Hypergeometric Probability Calculator
Calculate the exact probability of drawing exactly k successes from a finite population without replacement. Ideal for quality control sampling, card game odds, and any scenario where items are not returned to the pool after selection.
About this calculator
The hypergeometric distribution models the number of successes in a sample drawn without replacement from a finite population. Unlike the binomial distribution, each draw changes the composition of the remaining pool, so trials are not independent. The probability mass function is P(X = k) = C(K, k) × C(N−K, n−k) / C(N, n), where N is the total population size, K is the number of success states in the population, n is the sample size drawn, and k is the number of observed successes desired. C(a, b) denotes the binomial coefficient 'a choose b'. This formula counts the number of ways to choose exactly k successes from K available, multiplied by the ways to fill the remaining n−k draws from non-successes, divided by all possible samples of size n from N items.
How to use
Suppose a deck has N = 52 cards, K = 13 hearts. You draw n = 5 cards and want exactly k = 2 hearts. Calculate each combination: C(13, 2) = 78, C(39, 3) = 9139, C(52, 5) = 2598960. Apply the formula: P(X = 2) = (78 × 9139) / 2598960 = 712842 / 2598960 ≈ 0.2743. There is approximately a 27.4% chance of drawing exactly 2 hearts in a 5-card hand — a result impossible to get correctly with a binomial model because the draws are not independent.
Frequently asked questions
What is the difference between the hypergeometric distribution and the binomial distribution?

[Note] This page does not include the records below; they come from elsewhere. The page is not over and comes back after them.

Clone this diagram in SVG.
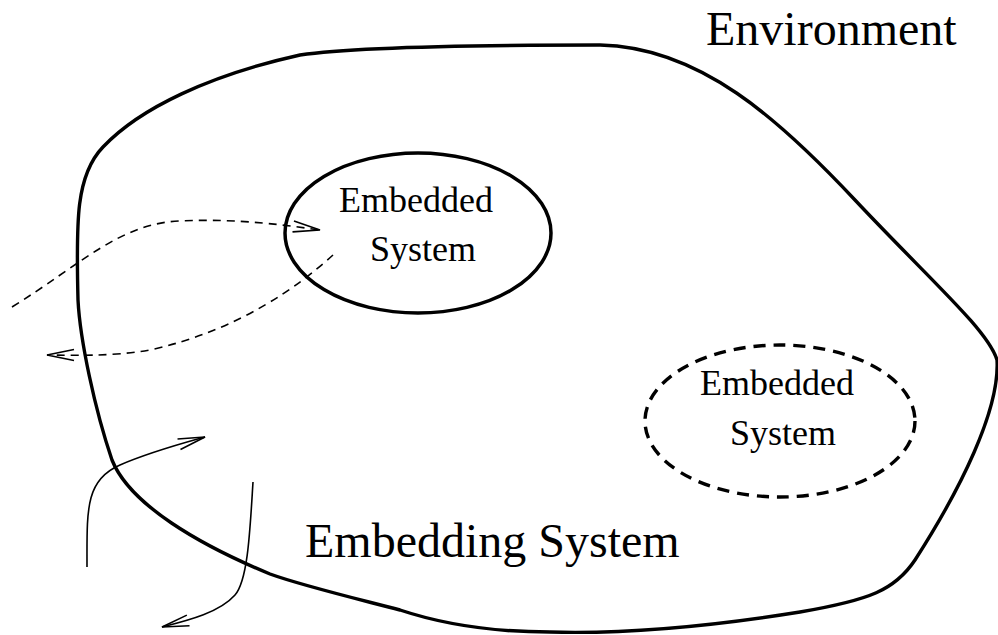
<svg xmlns="http://www.w3.org/2000/svg" width="998" height="635" viewBox="0 0 998 635">
<style>
.txt{font-family:"Liberation Serif","Times New Roman",serif;fill:#000}
.big{font-size:48px}
.small{font-size:36px}
.outline{fill:none;stroke:#000;stroke-width:3.4}
.thin{fill:none;stroke:#000;stroke-width:1.6}
.dash{stroke-dasharray:8 6}
</style>
<defs>
<marker id="arr" markerUnits="userSpaceOnUse" markerWidth="40" markerHeight="20" viewBox="-30 -10 32 20" refX="0" refY="0" orient="auto" overflow="visible">
<path d="M -27,-5.5 L 0,0 L -27,5.5" fill="none" stroke="#000" stroke-width="1.6" stroke-dasharray="none"/>
</marker>
</defs>
<rect width="998" height="635" fill="#fff"/>
<g id="environment">
<text class="txt big" x="706" y="45">Environment</text>
</g>
<g id="embedding-system">
<path class="outline" d="M 78,300 C 76,220 76,175 103,147 C 140,108 210,75 300,55 C 360,46 500,45 600,45 C 700,47 780,120 855,200 C 930,280 988,330 997,360 C 1000,410 960,490 915,560 C 895,590 870,600 800,612 C 700,628 620,634 550,632 C 480,632 430,620 400,610 C 350,597 300,585 270,574 C 200,545 130,505 112,460 C 95,410 80,340 78,300 Z"/>
<text class="txt big" x="305" y="557">Embedding System</text>
</g>
<g id="embedded-system-1">
<ellipse class="outline" cx="418" cy="233" rx="133" ry="80" style="stroke-width:3.5"/>
<text class="txt small" x="339" y="212">Embedded</text>
<text class="txt small" x="370" y="261">System</text>
</g>
<g id="embedded-system-2">
<ellipse class="outline" cx="780" cy="421" rx="135" ry="76" style="stroke-dasharray:12 8"/>
<text class="txt small" x="700" y="395">Embedded</text>
<text class="txt small" x="730" y="445">System</text>
</g>
<g id="connectors">
<path class="thin dash" d="M 12,307 C 80,265 120,223 180,221 C 240,218 290,226 320,230" marker-end="url(#arr)"/>
<path class="thin dash" d="M 333,255 C 300,285 240,330 150,350 C 110,357 70,355 47,355" marker-end="url(#arr)"/>
<path class="thin" d="M 87,567 C 87,510 85,480 120,465 C 150,452 180,444 205,437" marker-end="url(#arr)"/>
<path class="thin" d="M 253,482 C 250,530 248,580 235,595 C 220,612 190,620 162,627" marker-end="url(#arr)"/>
</g>
</svg>
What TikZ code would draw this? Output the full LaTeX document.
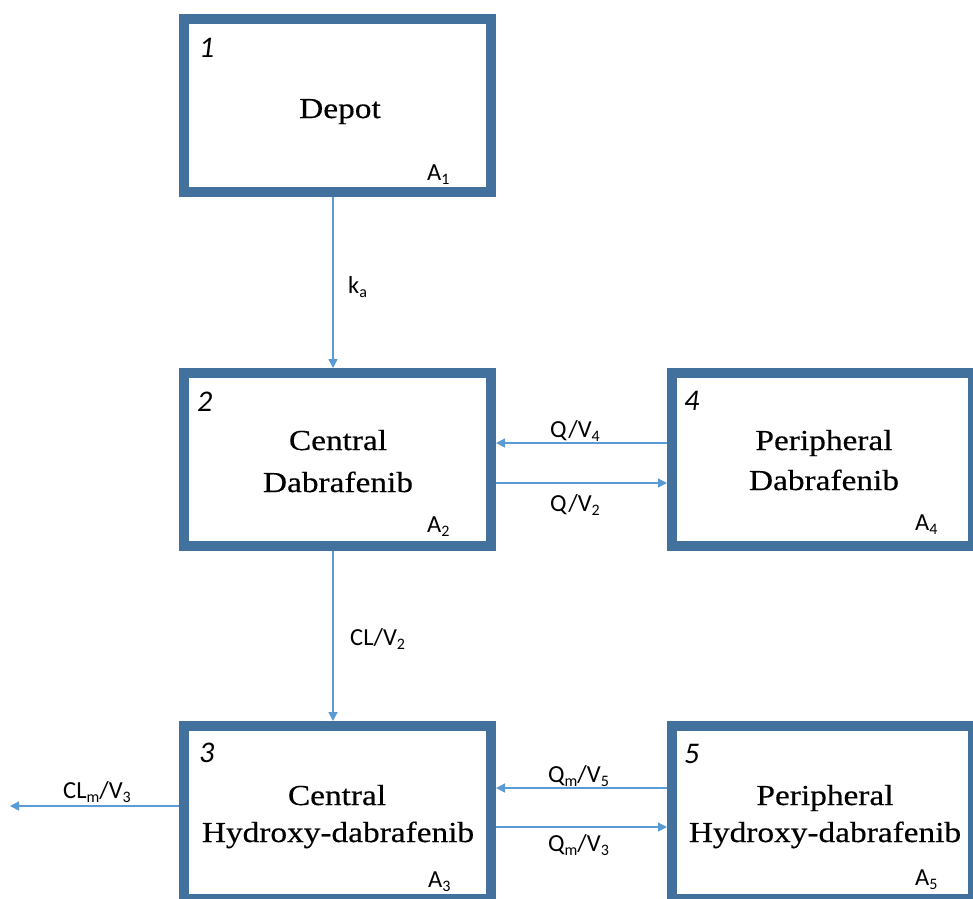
\documentclass[tikz,border=0pt]{standalone}
\usepackage{fontspec}
\setmainfont{Liberation Serif}[FakeStretch=1.15,FakeBold=0.4]
\newfontfamily\labfont{Carlito}
\usetikzlibrary{arrows.meta}
\definecolor{boxblue}{HTML}{41719C}
\definecolor{arrblue}{HTML}{5B9BD5}
\newcommand\lsub[1]{\raisebox{-0.4ex}{\fontsize{16pt}{16pt}\selectfont #1}}
\tikzset{
  box/.style={draw=boxblue, line width=10pt, minimum height=173pt, inner sep=0pt, outer sep=5pt, fill=none},
  arr/.style={draw=arrblue, line width=1.4pt, -{Triangle[width=9pt,length=9pt]}},
  main/.style={anchor=base, inner sep=0pt, font=\fontsize{29pt}{29pt}\selectfont},
  lab/.style={anchor=base west, inner sep=0pt, font=\labfont\fontsize{24.5pt}{24.5pt}\selectfont},
  num/.style={anchor=base west, inner sep=0pt, font=\labfont\itshape\fontsize{30pt}{30pt}\selectfont},
}
\begin{document}
\begin{tikzpicture}[x=1pt,y=-1pt]
\useasboundingbox (0,0) rectangle (973,898);
\clip (0,0) rectangle (973,898);
\fill[white] (0,0) rectangle (973,898);
% boxes
\node[box, minimum width=307pt] (b1) at (337.5,105.5) {};
\node[box, minimum width=307pt] (b2) at (337.5,459.5) {};
\node[box, minimum width=307pt] (b3) at (337.5,812.5) {};
\node[box, minimum width=301pt] (b4) at (822.5,459.5) {};
\node[box, minimum width=301pt] (b5) at (822.5,812.5) {};
% main texts
\node[main] (t1) at (340,118) {Depot};
\node[main] (t2a) at (338,450) {Central};
\node[main] (t2b) at (338,492) {Dabrafenib};
\node[main] (t4a) at (824,450) {Peripheral};
\node[main] (t4b) at (824,490) {Dabrafenib};
\node[main] (t3a) at (337,805) {Central};
\node[main] (t3b) at (338,842) {Hydroxy-dabrafenib};
\node[main] (t5a) at (825,805) {Peripheral};
\node[main] (t5b) at (825,842) {Hydroxy-dabrafenib};
% numbers
\node[num] (n1) at (199,57) {1};
\node[num] (n2) at (197,411) {2};
\node[num] (n3) at (199,762) {3};
\node[num] (n4) at (684,410) {4};
\node[num] (n5) at (684,763) {5};
% amounts
\node[lab] (a1) at (427,180) {A\lsub{1}};
\node[lab] (a2) at (427,532) {A\lsub{2}};
\node[lab] (a3) at (428,887) {A\lsub{3}};
\node[lab] (a4) at (915,530) {A\lsub{4}};
\node[lab] (a5) at (915,885) {A\lsub{5}};
% connectors
\coordinate (out) at (10,806);
\draw[arr] ([xshift=-4.5pt]b1.south) -- ([xshift=-4.5pt]b2.north);
\draw[arr] ([xshift=-4.5pt]b2.south) -- ([xshift=-4.5pt]b3.north);
\draw[arr] ([yshift=16.5pt]b4.west) -- ([yshift=16.5pt]b2.east);
\draw[arr] ([yshift=-23.5pt]b2.east) -- ([yshift=-23.5pt]b4.west);
\draw[arr] ([yshift=24.5pt]b5.west) -- ([yshift=24.5pt]b3.east);
\draw[arr] ([yshift=-14.5pt]b3.east) -- ([yshift=-14.5pt]b5.west);
\draw[arr] ([yshift=6.5pt]b3.west) -- (out);
% rate labels
\node[lab] (lka) at (348,293) {k\lsub{a}};
\node[lab] (lcl) at (350,645) {CL/V\lsub{2}};
\node[lab] (lq4) at (550,437) {Q/V\lsub{4}};
\node[lab] (lq2) at (550,511) {Q/V\lsub{2}};
\node[lab] (lqm5) at (548,782) {Q\lsub{m}/V\lsub{5}};
\node[lab] (lqm3) at (548,851) {Q\lsub{m}/V\lsub{3}};
\node[lab] (lclm) at (63,798) {CL\lsub{m}/V\lsub{3}};
\end{tikzpicture}
\end{document}
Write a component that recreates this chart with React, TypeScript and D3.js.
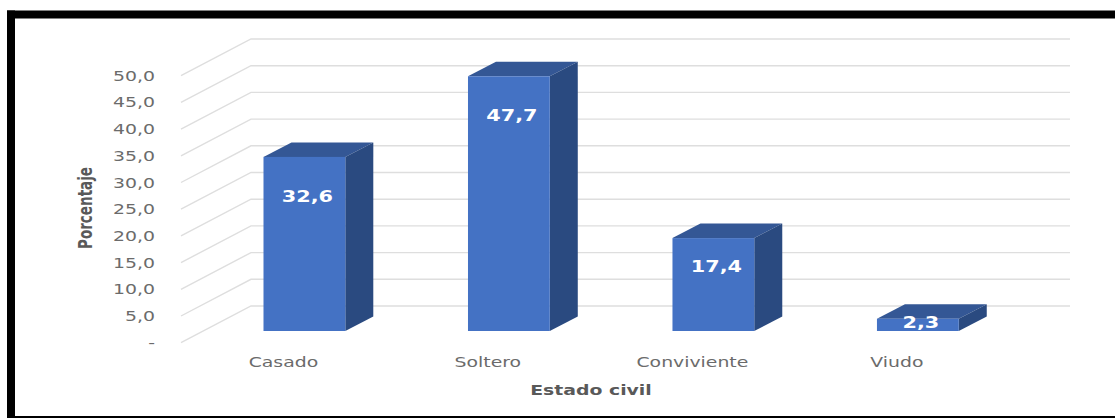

The key difference is whether sampling is done with or without replacement. The binomial distribution assumes each trial is independent with a constant success probability p, which corresponds to sampling with replacement. The hypergeometric distribution applies when items are not replaced, so the probability of success changes with each draw. For large populations relative to the sample size, the two distributions give nearly identical results, but for small populations the hypergeometric is more accurate and should always be preferred.
When is the hypergeometric probability distribution used in real life?
The hypergeometric distribution appears in quality control, where inspectors sample items from a batch to detect defects without retesting the same item. It is used in card games, lottery analysis, and clinical trials where patients are selected from a fixed pool. In genetics, it models the probability that a specific number of offspring inherit a trait from a finite gene pool. Any time you sample from a known, finite group without putting items back, this distribution is the correct model.
How do I interpret the observed successes input in the hypergeometric calculator?
The observed successes input (k) is the specific number of success items you want to appear in your sample. It is the target count you are calculating the probability for, not the number you actually observed in a past experiment (unless you are doing a retrospective analysis). For example, if you want to know the probability that exactly 3 of your 10 sampled products are defective, k = 3. You can run the calculator for multiple values of k to build a full probability distribution over all possible outcomes.